By Geraldine Blecker - February 14, 2009

Movie Review: THE READER

“It doesn’t matter what I think. It doesn’t matter what I feel. The dead are still dead.”

Nominated for 5 Academy Awards, including Best Picture, Best Director (Stephen Daldry), Best Adapted Screenplay (David Hare), Best Cinematography (Roger Deakins) and Best Leading Actress (Kate Winslet) and 5 BAFTAs in the same categories, as well as 4 Golden Globe Nominations with a win and a SAG Award for Kate Winslet as Best Actress in a Supporting Role - work that one out - there is little doubt that The Reader is one of the finest films of the year. Its pedigree is of the highest and marks yet another successful collaboration between director Stephen Daldry and writer/playwright David Hare (The Hours), and is dedicated to its two producers Anthony Minghella and Sidney Pollack, who tragically died before the picture was completed.

David Hare’s screen adaptation of Bernhard Schlink’s hugely successful 1995 novel “Der Vorleser”, translated into more than 40 languages and the very first German language novel ever to reach the top of the New York Times bestseller list, is a powerful story of post-war Germany: of guilt, remorse, accountability and the effects of the Holocaust on the next generation.

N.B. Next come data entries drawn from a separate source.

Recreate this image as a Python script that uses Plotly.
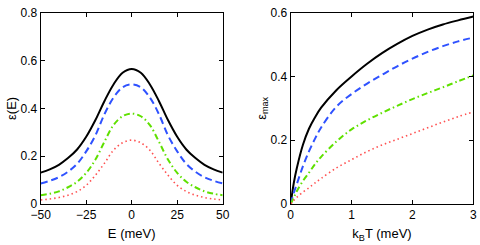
import plotly.graph_objects as go
from plotly.subplots import make_subplots

# Left panel: epsilon(E)
E = [-50, -45, -40, -35, -30, -25, -20, -15, -10, -5, 0, 5, 10, 15, 20, 25, 30, 35, 40, 45, 50]
eps_black = [0.131, 0.145, 0.164, 0.192, 0.228, 0.281, 0.350, 0.430, 0.500, 0.549, 0.565,
             0.549, 0.500, 0.430, 0.350, 0.281, 0.228, 0.192, 0.164, 0.145, 0.131]
eps_blue = [0.086, 0.097, 0.112, 0.135, 0.168, 0.220, 0.286, 0.375, 0.445, 0.488, 0.500,
            0.488, 0.445, 0.375, 0.286, 0.220, 0.168, 0.135, 0.112, 0.097, 0.086]
eps_green = [0.037, 0.043, 0.053, 0.070, 0.093, 0.130, 0.185, 0.260, 0.330, 0.367, 0.378,
             0.367, 0.330, 0.260, 0.185, 0.130, 0.093, 0.070, 0.053, 0.043, 0.037]
eps_red = [0.017, 0.021, 0.027, 0.037, 0.052, 0.078, 0.120, 0.170, 0.225, 0.256, 0.267,
           0.256, 0.225, 0.170, 0.120, 0.078, 0.052, 0.037, 0.027, 0.021, 0.017]

# Right panel: epsilon_max(kBT)
T = [0, 0.05, 0.1, 0.2, 0.3, 0.4, 0.5, 0.75, 1.0, 1.25, 1.5, 1.75, 2.0, 2.25, 2.5, 2.75, 3.0]
max_black = [0, 0.065, 0.112, 0.185, 0.236, 0.272, 0.302, 0.357, 0.400, 0.439, 0.473, 0.502,
             0.527, 0.547, 0.563, 0.576, 0.588]
max_blue = [0, 0.035, 0.062, 0.118, 0.165, 0.205, 0.240, 0.305, 0.345, 0.377, 0.405, 0.432,
            0.456, 0.477, 0.495, 0.510, 0.522]
max_green = [0, 0.020, 0.040, 0.072, 0.098, 0.125, 0.148, 0.196, 0.234, 0.262, 0.286, 0.308,
             0.329, 0.348, 0.366, 0.385, 0.403]
max_red = [0, 0.011, 0.021, 0.037, 0.051, 0.066, 0.080, 0.113, 0.139, 0.164, 0.185, 0.203,
           0.221, 0.239, 0.257, 0.274, 0.289]

styles = [
    ("#000000", "solid", 2.0),
    ("#2f52ff", "7px,4px", 2.0),
    ("#5fe000", "6px,3px,1.5px,3px", 2.0),
    ("#ff5050", "1.5px,3px", 1.6),
]

fig = make_subplots(rows=1, cols=2)
for ys, (c, d, w) in zip([eps_black, eps_blue, eps_green, eps_red], styles):
    fig.add_trace(go.Scatter(x=E, y=ys, mode="lines", line=dict(color=c, dash=d, width=w, shape="spline"),
                             showlegend=False), row=1, col=1)
for ys, (c, d, w) in zip([max_black, max_blue, max_green, max_red], styles):
    fig.add_trace(go.Scatter(x=T, y=ys, mode="lines", line=dict(color=c, dash=d, width=w, shape="spline"),
                             showlegend=False), row=1, col=2)

font = dict(family="Liberation Sans, Arial, sans-serif", size=12, color="#000000")
axis_common = dict(showline=True, linecolor="#000000", linewidth=1, mirror="ticks",
                   ticks="inside", ticklen=4, tickcolor="#000000", showgrid=False,
                   zeroline=False, tickfont=font, automargin=False, ticklabeloverflow="allow")

W, H = 480, 245
ydom = [(H - 204) / H, (H - 12.7) / H]
tfont = dict(size=13, family=font["family"], color="#000000")
fig.update_xaxes(range=[-50, 50], tickvals=[-50, -25, 0, 25, 50], domain=[40.7 / W, 222.7 / W],
                 title=dict(text="E (meV)", font=tfont, standoff=7),
                 **axis_common, row=1, col=1)
fig.update_yaxes(range=[0, 0.8], tickvals=[0, 0.2, 0.4, 0.6, 0.8], ticktext=["0", "0.2", "0.4", "0.6", "0.8"],
                 domain=ydom,
                 title=dict(text="ε(E)", font=tfont, standoff=1),
                 **axis_common, row=1, col=1)
fig.update_xaxes(range=[0, 3], tickvals=[0, 1, 2, 3], domain=[290.7 / W, 473.3 / W],
                 title=dict(text="k<sub>B</sub>T (meV)", font=tfont, standoff=7),
                 **axis_common, row=1, col=2)
fig.update_yaxes(range=[0, 0.6], tickvals=[0, 0.2, 0.4, 0.6], ticktext=["0", "0.2", "0.4", "0.6"],
                 domain=ydom,
                 title=dict(text="ε<sub>max</sub>", font=tfont, standoff=1),
                 **axis_common, row=1, col=2)

fig.update_layout(width=W, height=H, margin=dict(l=0, r=0, t=0, b=0),
                  plot_bgcolor="#ffffff", paper_bgcolor="#ffffff", font=font)

# remove the default page margin so the 480x245 figure fills the window exactly
fig.write_html("out.html", config={"displayModeBar": False},
               post_script="document.body.style.margin='0';document.body.style.overflow='hidden';")
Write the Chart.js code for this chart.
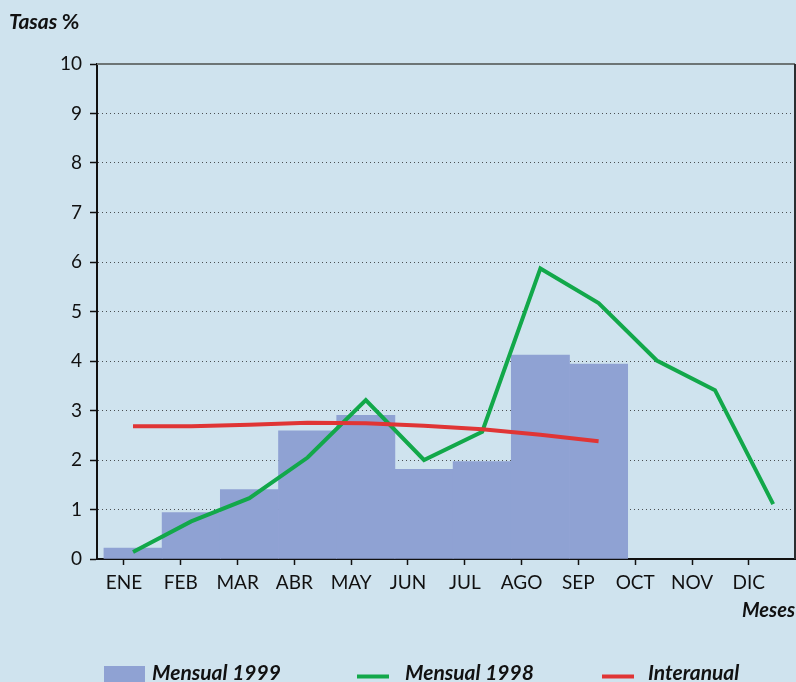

Opening in Germany in 1958, The Reader tells of 15 year old Michael Berg (played by 18 year old David Kross) who is suddenly struck down with scarlet fever on his way home from school one day. Collapsing in an apartment block courtyard, he is taken in and helped home by one of the tenants, Hanna, a woman twice his age. After his recovery months later, he seeks her out to thank her and, in very short order, she has seduced him. Thus begins a torrid, clandestine, summer-long affair. Michael can hardly wait to leave school every day and leap into bed with Hanna. But their relationship takes on an added dimension. One day, she urges him to read one of his books aloud and it gives her such obvious pleasure that it soon becomes a bedtime ritual. Before very long he is reading her everything from “The Lady with the Little Dog” to “The Odyssey” and “Lady Chatterley’s Lover” and the bond between them deepens. Then, as suddenly as it began, it is over. Michael visits Hanna to find that she has moved out and disappeared without a trace. He is heartbroken.

Eight years go by: Michael grows up, moves on and is attending law school in Heidelberg. His professor (Bruno Ganz) sends him to a trial of Nazi war criminals as an observer and suddenly there she is again: Hanna is one of the defendants. As her past unfolds in the courtroom, Michael discovers a dark secret that will affect them both for the rest of their lives - and would even buy Hanna her freedom, should she choose to reveal it.

Although young David Kross and Ralph Fiennes, who plays the adult Michael Berg, successful lawyer narrating events in flashback from the distance of 1995, both put in convincing performances, this is without doubt Kate Winslet’s film. She lights up the screen whenever she appears. Passionate yet vulnerable, her emotional depth and dramatic impact - especially in the courtroom scenes - are truly astonishing, despite the fact that she says very little. Desperate, conflicted, broken, courageous - everything can be read in her face. It is from this point that the motion picture gathers strength and focus, as The Reader and its characters deal with shame, repentance, accountability and acceptance. It is about “communicating while failing to communicate”, and how a generation comes to terms with the deeds of its forebears.

At a press conference held in Berlin prior to the film’s festival screening on February 6, novelist Bernhard Schlink expressed satisfaction with the screen adaptation of his work and, when asked whether his book was autobiographical, said, “Every book is autobiographical. So is this.” This, of course, left us all speculating.

THE READER (US/Germany 2008); Genre: drama; US distributor: The Weinstein Co.; US release date: Dec. 10, 2008 (limited); Jan. 9, 2009 (wide); German distributor: Senator Films; German release date: Feb. 26, 2009; Director: Stephen Daldry; Writer/screenplay: David Hare, based on the novel “Der Vorleser” by Bernhard Schlink; Main cast: Kate Winslet, Ralph Fiennes, David Kross, Bruno Ganz; Cinematographers: Roger Deakins, Chris Menges; Composer: Nico Muhly; Production designer: Brigitte Broch; Editor: Claire Simpson.